Official admits that Bahais face major obstacles enrolling in schools

An Egyptian official admitted on Monday that Bahai children will face major problems enrolling in state-run schools as a result of the new Constitution.

Mohamed al-Sorougy, the Education Minister's media adviser, told Ona news agency that Egyptian Bahais will face problems enrolling because the new Constitution only recognizes three religions: Islam, Christianity and Judaism.

Sorougy didn’t confirm or deny statements by Education Minister Ibrahim Ghoneim saying that Bahais are forbidden from enrolling in public schools because of the Constitution. He said, however, that 2 million children enroll annually in the schools and that creating a problem for a few of them is not right.

The problems facing Bahai children are further complicated by Article 60 of the new Constitution, which mandates religious education in state schools. Muslims and Christians study their own religions, but the government is unsure how to offer Bahais religious instruction if they enroll in schools.

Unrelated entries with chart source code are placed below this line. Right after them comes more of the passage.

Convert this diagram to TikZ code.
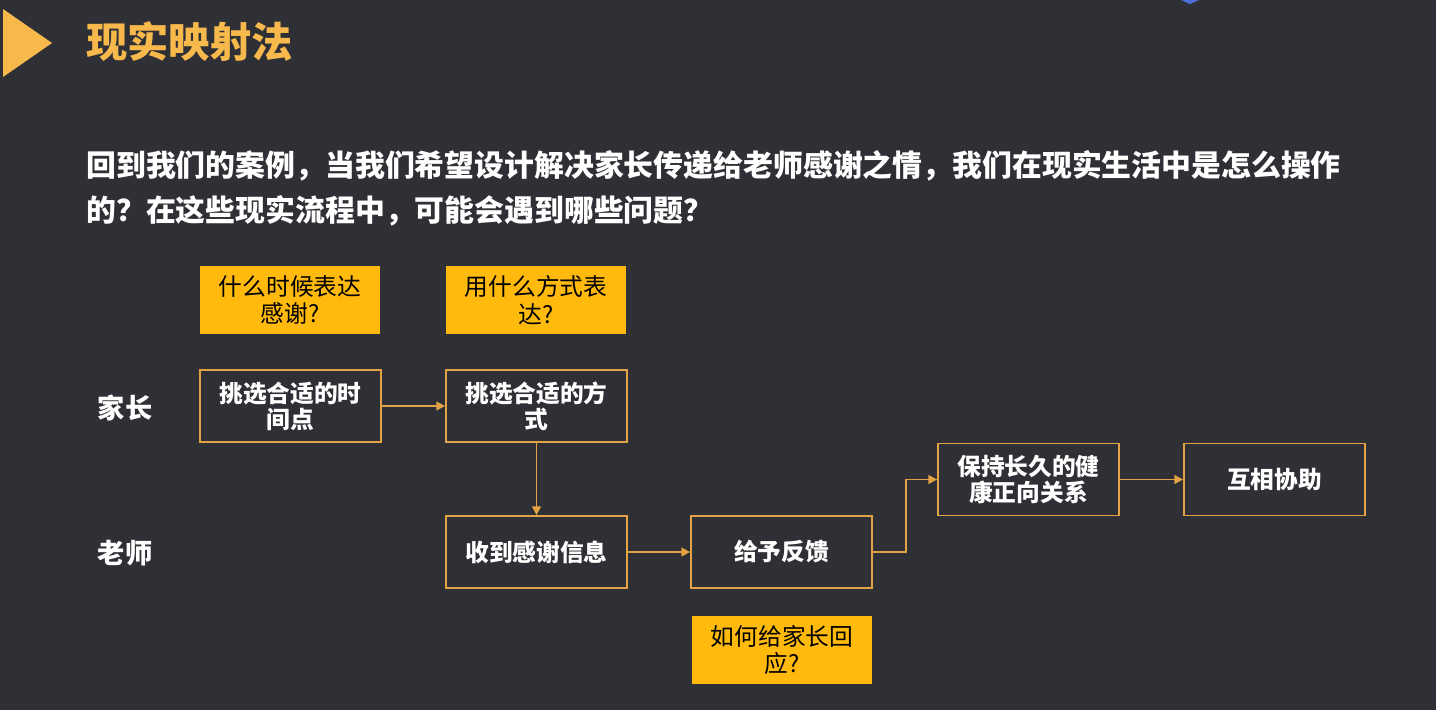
\documentclass[tikz,border=0pt]{standalone}
\usepackage{fontspec}
\setmainfont{Noto Sans CJK SC}
\usetikzlibrary{arrows.meta, positioning}
\definecolor{SlideBg}{HTML}{2F3036}
\definecolor{TitleOrange}{HTML}{F8B94C}
\definecolor{AskYellow}{HTML}{FFBA0D}
\definecolor{FlowOrange}{HTML}{E3A244}
\definecolor{MarkBlue}{HTML}{4C6FDA}

\begin{document}
\begin{tikzpicture}[x=0.02cm, y=-0.02cm,
    stepbox/.style={draw=FlowOrange, line width=1pt, fill=SlideBg, text=white, minimum width=3.62cm, minimum height=1.44cm, align=center, inner sep=0pt, font=\bfseries\fontsize{13.5}{14.7}\selectfont},
    askbox/.style={fill=AskYellow, text=black, minimum width=3.6cm, minimum height=1.36cm, align=center, inner sep=0pt, font=\fontsize{13.5}{15.8}\selectfont},
    rolelabel/.style={text=white, font=\bfseries\fontsize{15.5}{18}\selectfont},
    flow/.style={draw=FlowOrange, line width=1pt, -{Triangle[length=5pt,width=5pt]}}]
        % Slide background
        \fill[SlideBg] (0,0) rectangle (1436,710);
        \useasboundingbox (0,0) rectangle (1436,710);
        \fill[MarkBlue] (1181,0) -- (1190,4) -- (1199,0) -- cycle;

        % Title
        \fill[TitleOrange] (3,9) -- (52,43) -- (3,77) -- cycle;
        \node[anchor=west, inner sep=0pt, text=TitleOrange, font=\bfseries\fontsize{23.5}{27}\selectfont] (title) at (86,42) {现实映射法};

        % Question
        \node[anchor=west, inner sep=0pt, text=white, align=left, font=\bfseries\fontsize{17}{25.5}\selectfont] (question) at (86,188)
            {回到我们的案例，当我们希望设计解决家长传递给老师感谢之情，我们在现实生活中是怎么操作\\的？在这些现实流程中，可能会遇到哪些问题？};

        % Roles
        \node[rolelabel] (parent) at (125,408) {家长};
        \node[rolelabel] (teacher) at (125,553) {老师};

        % Questions in yellow
        \node[askbox] (whenAsk) at (290,300) {什么时候表达\\感谢?};
        \node[askbox] (howAsk) at (536,300) {用什么方式表\\达?};
        \node[askbox] (replyAsk) at (782,650) {如何给家长回\\应?};

        % Steps
        \node[stepbox] (pickTime) at (290.5,406) {挑选合适的时\\间点};
        \node[stepbox] (pickWay) at (536.5,406) {挑选合适的方\\式};
        \node[stepbox] (receive) at (536.5,552) {收到感谢信息};
        \node[stepbox] (feedback) at (781.5,552) {给予反馈};
        \node[stepbox] (keepUp) at (1028.5,479.5) {保持长久的健\\康正向关系};
        \node[stepbox] (mutual) at (1274.5,479.5) {互相协助};

        % Connectors
        \draw[flow] (pickTime) -- (pickWay);
        \draw[flow] (pickWay) -- (receive);
        \draw[flow] (receive) -- (feedback);
        \draw[flow] (feedback.east) -- ++(33,0) |- (keepUp.west);
        \draw[flow] (keepUp) -- (mutual);
    \end{tikzpicture}
\end{document}
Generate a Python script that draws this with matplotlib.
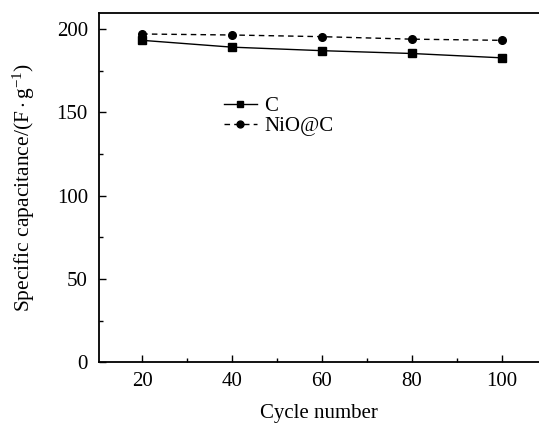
import matplotlib
matplotlib.use("Agg")
import matplotlib.pyplot as plt
from matplotlib.ticker import MultipleLocator

plt.rcParams['font.family'] = ['Liberation Serif', 'DejaVu Serif']
plt.rcParams['mathtext.fontset'] = 'custom'
plt.rcParams['mathtext.rm'] = 'Liberation Serif'
plt.rcParams['mathtext.it'] = 'Liberation Serif:italic'

cycles = [20, 40, 60, 80, 100]
c_values = [193.2, 189.1, 187.0, 185.3, 182.7]
nioc_values = [197.0, 196.4, 195.4, 193.9, 193.2]
series_labels = ['C', 'NiO@C']

fig = plt.figure(figsize=(5.39, 4.23), dpi=100)
ax = fig.add_axes([99 / 539, (423 - 362.3) / 423, 1 - 99 / 539, (362.3 - 13) / 423])

ax.plot(cycles, c_values, '-', color='black', marker='s', markersize=5.5, linewidth=1.0,
        label=series_labels[0])
ax.plot(cycles, nioc_values, color='black', marker='o', markersize=5.5, linewidth=1.0,
        linestyle=(0, (4, 3)), label=series_labels[1])

ax.set_xlim(10.4, 108.3)
ax.set_ylim(0, 209.6)
ax.xaxis.set_major_locator(MultipleLocator(20))
ax.xaxis.set_minor_locator(MultipleLocator(10))
ax.yaxis.set_major_locator(MultipleLocator(50))
ax.yaxis.set_minor_locator(MultipleLocator(25))
ax.tick_params(which='both', direction='in', labelsize=15, width=1.0)
ax.tick_params(which='major', length=5)
ax.tick_params(which='minor', length=3)
ax.tick_params(axis='x', pad=7)
ax.tick_params(axis='y', pad=8)
ax.spines['right'].set_visible(False)
for s in ['left', 'bottom', 'top']:
    ax.spines[s].set_linewidth(1.3)

ax.set_xlabel('Cycle number', fontsize=15, labelpad=9)
ax.set_ylabel(r'Specific capacitance/$(\mathrm{F\cdot g^{-1}})$', fontsize=15.5, labelpad=14)

leg = ax.legend(loc='upper left', bbox_to_anchor=(0.26, 0.79), frameon=False, fontsize=15,
                handlelength=1.6, handletextpad=0.35, labelspacing=0.0, borderpad=0,
                markerscale=0.9)

fig.savefig('out.png', dpi=100)
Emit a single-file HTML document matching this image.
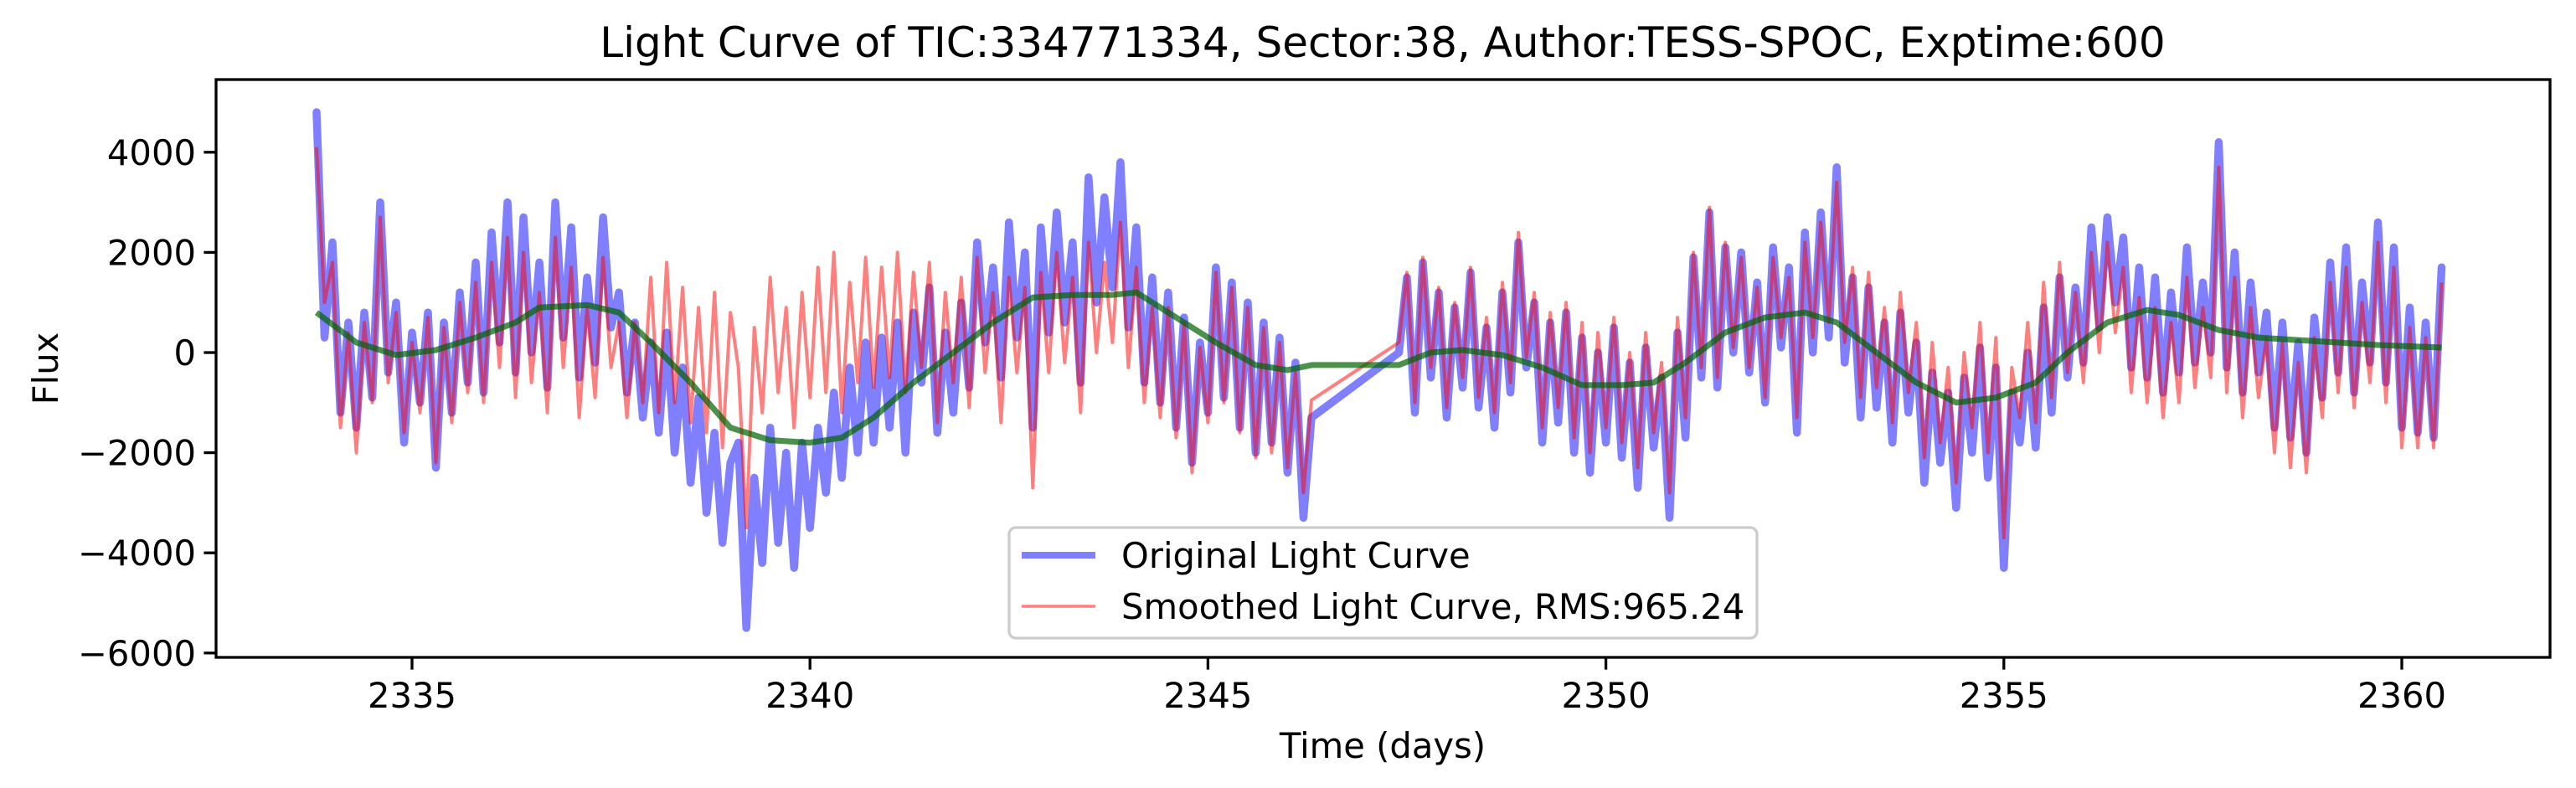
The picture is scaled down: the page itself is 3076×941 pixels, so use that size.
<!DOCTYPE html>
<html><head><meta charset="utf-8">
<style>
html,body{margin:0;padding:0;background:#fff;}
svg{display:block;font-family:"DejaVu Sans","Liberation Sans",sans-serif;}
</style></head>
<body>
<svg id="chart" width="3076" height="941" viewBox="0 0 3076 941" xmlns="http://www.w3.org/2000/svg">
<rect width="3076" height="941" fill="#fff"/>
<text x="1651" y="68" font-size="50" text-anchor="middle">Light Curve of TIC:334771334, Sector:38, Author:TESS-SPOC, Exptime:600</text>
<g id="plot"></g>
<text x="1651" y="905" font-size="41.7" text-anchor="middle">Time (days)</text>
<text x="0" y="0" font-size="41.7" text-anchor="middle" transform="translate(69,440) rotate(-90)">Flux</text>
</svg>
<script>
const xTicks = [2335, 2340, 2345, 2350, 2355, 2360];
const yTicks = [-6000, -4000, -2000, 0, 2000, 4000];
const yTickLabels = ["\u22126000", "\u22124000", "\u22122000", "0", "2000", "4000"];
const seg1Start = 2333.8;
const seg2Start = 2347.4;
const cadence = 0.1;
const blueSeg1 = [4800,300,2200,-1200,600,-1500,800,-900,3000,-400,
1000,-1800,400,-1000,800,-2300,600,-1200,1200,-600,
1800,-800,2400,200,3000,-400,2700,0,1800,-700,
3000,300,2500,-500,1500,-200,2700,500,1200,-800,
600,-1300,200,-1600,400,-2000,-300,-2600,-900,-3200,
-1600,-3800,-2200,-1800,-5500,-2500,-4200,-1500,-3800,-2000,
-4300,-1800,-3500,-1500,-2800,-800,-2500,-300,-2000,200,
-1800,300,-1500,600,-2000,800,-600,1300,-1600,400,
-1200,1000,-700,2200,200,1700,-500,2600,300,2000,
-1500,2500,400,2800,600,2200,-600,3500,1000,3100,
1300,3800,500,2500,-600,1500,-1000,1200,-1500,700,
-2200,200,-1200,1700,-900,1400,-1500,1000,-2000,600,
-1800,300,-2400,-200,-3300,-1300];
const blueSeg2 = [0,1500,-1200,1800,-500,1200,-1300,900,-700,1600,
-1100,500,-1500,1200,-800,2200,-300,1000,-1800,600,
-1400,800,-2000,300,-2400,0,-1800,500,-2100,-200,
-2700,100,-1900,-500,-3300,400,-1700,1900,-500,2800,
-700,2100,0,2000,-400,1400,-1000,2100,100,1700,
-1600,2400,0,2800,300,3700,-200,1500,-1300,1300,
-1100,600,-1800,800,-1200,200,-2600,-400,-2200,-800,
-3100,-500,-2000,100,-2500,-300,-4300,-800,-1800,0,
-1900,900,-1200,1500,-500,1300,-200,2500,500,2700,
1000,2300,-300,1700,-500,1500,-800,1200,-400,2100,
-200,1400,0,4200,-300,2000,-800,1400,-400,800,
-1500,600,-1700,200,-2000,700,-900,1800,-400,2100,
-800,1400,-200,2600,-600,2100,-1500,900,-1600,600,
-1700,1700];
const redSeg1 = [4100,1000,1800,-1500,400,-2000,600,-1000,2700,-600,
800,-1600,200,-1200,700,-2200,500,-1400,1000,-800,
1400,-1000,1800,-300,2300,-900,2000,-600,1200,-1200,
2300,-300,1700,-1300,900,-900,1900,-300,600,-1300,
600,-1000,1500,-1200,1800,-1000,1300,-1400,900,-1600,
1200,-1900,800,-300,-3500,500,-1200,1500,-800,900,
-1500,1200,-900,1700,-800,2000,-1200,1400,-600,1900,
-700,1700,-500,2000,-800,1600,-300,1800,-1400,1200,
-600,1500,-1100,1900,-400,1200,-1400,1500,-400,1300,
-2700,1600,-400,2000,-200,1500,-1200,2200,0,1800,
200,2600,-300,1700,-1000,900,-1300,900,-1700,600,
-2400,100,-1400,1600,-1000,1300,-1600,900,-2100,500,
-2000,200,-2300,-400,-2800,-950];
const redSeg2 = [200,1600,-1000,1900,-300,1300,-1100,1000,-500,1700,
-900,700,-1200,1400,-600,2400,-100,1200,-1500,800,
-1100,1000,-1700,600,-2000,400,-1500,700,-1800,0,
-2300,400,-1600,-200,-2800,700,-1300,2000,-300,2900,
-500,2200,100,1900,-300,1300,-900,1900,300,1500,
-1300,2200,300,2600,600,3400,200,1700,-900,1600,
-700,900,-1400,1200,-800,600,-2100,200,-1800,-300,
-2600,0,-1500,600,-2000,300,-3700,-300,-1300,600,
-1400,1400,-900,1800,-400,1200,-600,2000,0,2200,
400,1700,-800,1100,-1000,900,-1300,600,-1000,1500,
-700,900,-500,3700,-800,1500,-1300,900,-900,300,
-2000,200,-2300,-200,-2400,300,-1300,1400,-800,1700,
-1100,1000,-600,2200,-1000,1700,-1900,500,-1900,300,
-1900,1400];
const trendTimes = [2333.8,2334.3,2334.8,2335.3,2335.8,2336.3,2336.6,2337.2,2337.6,2338.0,2338.5,2339.0,2339.5,2340.0,2340.4,2340.8,2341.3,2341.8,2342.3,2342.8,2343.3,2343.8,2344.1,2344.6,2345.1,2345.6,2346.0,2346.3,2347.4,2347.8,2348.2,2348.7,2349.2,2349.7,2350.2,2350.6,2351.0,2351.5,2352.0,2352.5,2352.9,2353.4,2353.9,2354.4,2354.9,2355.4,2355.8,2356.3,2356.8,2357.2,2357.7,2358.2,2358.7,2359.2,2359.7,2360.5];
const trendValues = [800,200,-50,50,300,600,900,950,800,200,-600,-1500,-1750,-1800,-1700,-1300,-600,0,600,1100,1150,1150,1200,700,200,-250,-350,-250,-250,0,50,-50,-300,-650,-650,-600,-200,400,700,800,600,0,-600,-1000,-900,-600,0,600,850,750,450,300,250,200,150,100];

const NS = "http://www.w3.org/2000/svg";
const plot = document.getElementById('plot');
const L = 258, R = 3045, T = 95, B = 785;
function X(t){ return 492 + (t - 2335) * 95.04; }
function Y(v){ return 421 - v * 0.0598; }
function mk(tag, attrs){ const e = document.createElementNS(NS, tag); for (const k in attrs) e.setAttribute(k, attrs[k]); return e; }

function seriesPts(start, vals){ return vals.map((v,i)=>X(start + i*cadence).toFixed(1)+','+Y(v).toFixed(1)); }
const bluePts = seriesPts(seg1Start, blueSeg1).concat(seriesPts(seg2Start, blueSeg2));
const redPts = seriesPts(seg1Start, redSeg1).concat(seriesPts(seg2Start, redSeg2));

const blue = mk('polyline', {points: bluePts.join(' '), fill:'none', stroke:'#0000ff', 'stroke-opacity':'0.5', 'stroke-width':'9.5', 'stroke-linejoin':'round', 'stroke-linecap':'round'});


plot.appendChild(blue);

const red = mk('polyline', {points: redPts.join(' '), fill:'none', stroke:'#ff0000', 'stroke-opacity':'0.5', 'stroke-width':'4', 'stroke-linejoin':'round'});


plot.appendChild(red);

const green = mk('polyline', {points: trendTimes.map((t,i)=>X(t).toFixed(1)+','+Y(trendValues[i]).toFixed(1)).join(' '), fill:'none', stroke:'#006400', 'stroke-opacity':'0.7', 'stroke-width':'7', 'stroke-linejoin':'round'});


plot.appendChild(green);

const frame = mk('rect', {x:L, y:T, width:R-L, height:B-T, fill:'none', stroke:'#000', 'stroke-width':'3.3'});


plot.appendChild(frame);

xTicks.forEach(t=>{
  const tk = mk('line', {x1:X(t), x2:X(t), y1:B, y2:B+14.6, stroke:'#000', 'stroke-width':'3.3'});
  
  
  plot.appendChild(tk);
  const lb = mk('text', {x:X(t), y:845, 'font-size':'41.7', 'text-anchor':'middle'});
  lb.textContent = String(t);
  
  
  plot.appendChild(lb);
});
yTicks.forEach((v,i)=>{
  const tk = mk('line', {x1:L-14.6, x2:L, y1:Y(v), y2:Y(v), stroke:'#000', 'stroke-width':'3.3'});
  
  
  plot.appendChild(tk);
  const lb = mk('text', {x:L-24, y:Y(v)+15, 'font-size':'41.7', 'text-anchor':'end'});
  lb.textContent = yTickLabels[i];
  
  
  plot.appendChild(lb);
});

const lg = mk('g', {});


plot.appendChild(lg);
const box = mk('rect', {x:1205, y:630, width:893, height:132, rx:8, fill:'#fff', 'fill-opacity':'0.8', stroke:'#cccccc', 'stroke-width':'3.3'});


lg.appendChild(box);
const l1 = mk('line', {x1:1220, x2:1308, y1:663, y2:663, stroke:'#0000ff', 'stroke-opacity':'0.5', 'stroke-width':'8'});


lg.appendChild(l1);
const t1 = mk('text', {x:1339, y:678, 'font-size':'41.7'});
t1.textContent = 'Original Light Curve';


lg.appendChild(t1);
const l2 = mk('line', {x1:1220, x2:1308, y1:724, y2:724, stroke:'#ff0000', 'stroke-opacity':'0.5', 'stroke-width':'3.5'});


lg.appendChild(l2);
const t2 = mk('text', {x:1339, y:739, 'font-size':'41.7'});
t2.textContent = 'Smoothed Light Curve, RMS:965.24';


lg.appendChild(t2);
</script>
</body></html>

Bahais have faced longstanding discrimination from the Egyptian government. In 1960, the government confiscated their assets and property after accusing the community of loyalty to Israel. The religion's main house of worship is located in Haifa. The community says that some Bahais were detained for six months after the 1967 war.

Since then, Bahais have fought to be able to obtain official government ID cards. The documents indicate the bearer's religion and are required for any formal transaction, such as applying for birth certificates and driver's licenses or opening bank accounts.

In 2008, an Egyptian court granted Bahais the right to obtain ID cards that did not mention their religion.